El modelo educativo surge después de la II Guerra Mundial, una vez asentado el llamado Estado de Bienestar, propiciado por un período de crecimiento económico y estabilidad social, que llevó a los Estados a aumentar las prestaciones sociales con un notable descenso del volumen de delincuencia juvenil. El modelo de bienestar o educativo trataba de evitar la entrada del menor delincuente en el sistema de justicia penal, potenciándose el tratamiento educativo en detrimento de la intervención judicial, cobrando especial relevancia la puesta en marcha de soluciones extrajudiciales para el tratamiento del menor delincuente. En sentido positivo, este sistema tiene la ventaja de que evita los peligros de estigmatización del proceso penal frente al delincuente juvenil. Sin embargo, desde el punto de vista negativo, este sistema estaba en contra del derecho a un proceso con todas las garantías para el menor en cuando los distintos programas de atención al mismo se adoptaban sin tener en cuento los principios procesales básicos.
En la década de los sesenta del siglo pasado, comienza a hablarse de una crisis de la justicia de menores, poniéndose de manifiesto que la condición del menor no puede suponer en ningún caso una disminución de la tutela jurídica. En concreto, empiezan a surgir voces que consideran que en los modelos existentes de justicia juvenil se vulneraban los principios y garantías propias del debido proceso, sin respeto, por tanto, de los derechos mínimos de cualquier ciudadano.
El punto de inflexión en la justicia juvenil se produce con la Sentencia del Tribunal Supremo de Estados Unidos en el caso Gault (1967) cuando señala que “las garantías procesales deben ser también aplicadas a los menores. A partir de este momento se inicia una modificación del modelo de justicia juvenil vigente, tutelar o de bienestar, al considerarse necesario el reconocimiento de las garantías procesales básicas a los niñas, niños y adolescentes. Esta preocupación por los derechos y garantías de los menores no sólo tiene lugar en Estados Unidos, sino que pronto se extiende por toda Europa que inicia una serie de cambios en sus legislaciones para adaptarlas a esta nueva corriente garantista.

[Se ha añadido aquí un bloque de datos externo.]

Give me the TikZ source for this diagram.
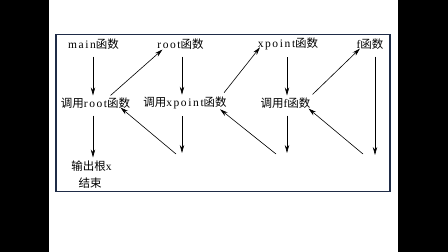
\documentclass[tikz,border=0pt]{standalone}
\usepackage{fontspec}
\setmainfont[LetterSpace=14]{Liberation Serif}
\newfontfamily\cjk{Noto Sans CJK SC}
\usetikzlibrary{arrows.meta}

\definecolor{frameColour}{HTML}{1F2C47}

\tikzset{
    fn/.style={inner sep=2pt, font=\fontsize{11.5}{13}\selectfont},
    call/.style={-{Stealth[length=8pt,width=4.4pt]}, line width=0.6pt}
}

\begin{document}
\begin{tikzpicture}[x=1pt, y=-1pt]
    % Page and side bars
    \useasboundingbox (0,0) rectangle (448,252);
    \fill[black] (0,0) rectangle (49,252);
    \fill[black] (398,0) rectangle (448,252);
    \fill[white] (49,0) rectangle (398,252);

    % Frame
    \draw[frameColour, line width=1.8pt] (56,34.5) rectangle (390,191.5);

    % Functions
    \node[fn] (main)   at (93.5,44) {main{\cjk 函数}};
    \node[fn] (root)   at (180.5,44) {root{\cjk 函数}};
    \node[fn] (xpoint) at (288,44) {xpoint{\cjk 函数}};
    \node[fn] (f)      at (370,44) {f{\cjk 函数}};

    % Calls
    \node[fn] (callroot)   at (95.5,103) {{\cjk 调用}root{\cjk 函数}};
    \node[fn] (callxpoint) at (185,103) {{\cjk 调用}xpoint{\cjk 函数}};
    \node[fn] (callf)      at (285.5,103) {{\cjk 调用}f{\cjk 函数}};

    % Output
    \node[fn] (output) at (91.5,166) {{\cjk 输出根}x};
    \node[fn] (ending) at (90,183) {\cjk 结束};

    % Return points
    \coordinate (backroot)   at (176,154);
    \coordinate (backxpoint) at (276,154);
    \coordinate (backf)      at (363,154);
    \coordinate (endroot)    at (182,153);
    \coordinate (endxpoint)  at (287,153);
    \coordinate (endf)       at (375,155);

    % Downward calls
    \draw[call, shorten <=5pt] ([xshift=-0.5pt]main.south) -- ([xshift=-0.5pt]main.south |- callroot.north);
    \draw[call, shorten <=5pt, shorten >=1pt] ([xshift=-2.5pt]callroot.south) -- ([xshift=-2.5pt]callroot.south |- output.north);
    \draw[call, shorten <=5pt] ([xshift=1.5pt]root.south) -- ([xshift=1.5pt]root.south |- callxpoint.north);
    \draw[call, shorten <=5pt] ([xshift=-1pt]xpoint.south) -- ([xshift=-1pt]xpoint.south |- callf.north);
    \draw[call, shorten <=5pt] ([xshift=5pt]f.south) -- (endf);
    \draw[call, shorten <=5pt] (callxpoint.south -| endroot) -- (endroot);
    \draw[call, shorten <=5pt] (callf.south -| endxpoint) -- (endxpoint);

    % Calls up
    \draw[call] ([xshift=15pt]callroot.north) -- ([xshift=-18pt,yshift=2pt]root.south);
    \draw[call] ([xshift=39pt,yshift=2pt]callxpoint.north) -- ([xshift=-28pt,yshift=5pt]xpoint.south);
    \draw[call] ([xshift=27pt,yshift=1pt]callf.north) -- ([xshift=-10pt,yshift=3pt]f.south);

    % Returns
    \draw[call] (backroot) -- ([xshift=25pt,yshift=3pt]callroot.south);
    \draw[call] (backxpoint) -- ([xshift=35pt,yshift=2pt]callxpoint.south);
    \draw[call] (backf) -- ([xshift=23pt,yshift=2pt]callf.south);
\end{tikzpicture}
\end{document}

El modelo de responsabilidad pretende encontrar un equilibrio entre lo judicial y lo educativo.En este modelo el niño deja de ser considerado como un incapaz y pasa a ser reconocido como un sujeto de derechos que está en evolución progresiva (es progresivamente capaz). En consecuencia, debía preverse un sistema jurídico que respete los derechos y garantías básicos de los menores y que tenga en cuenta sus propias peculiaridades.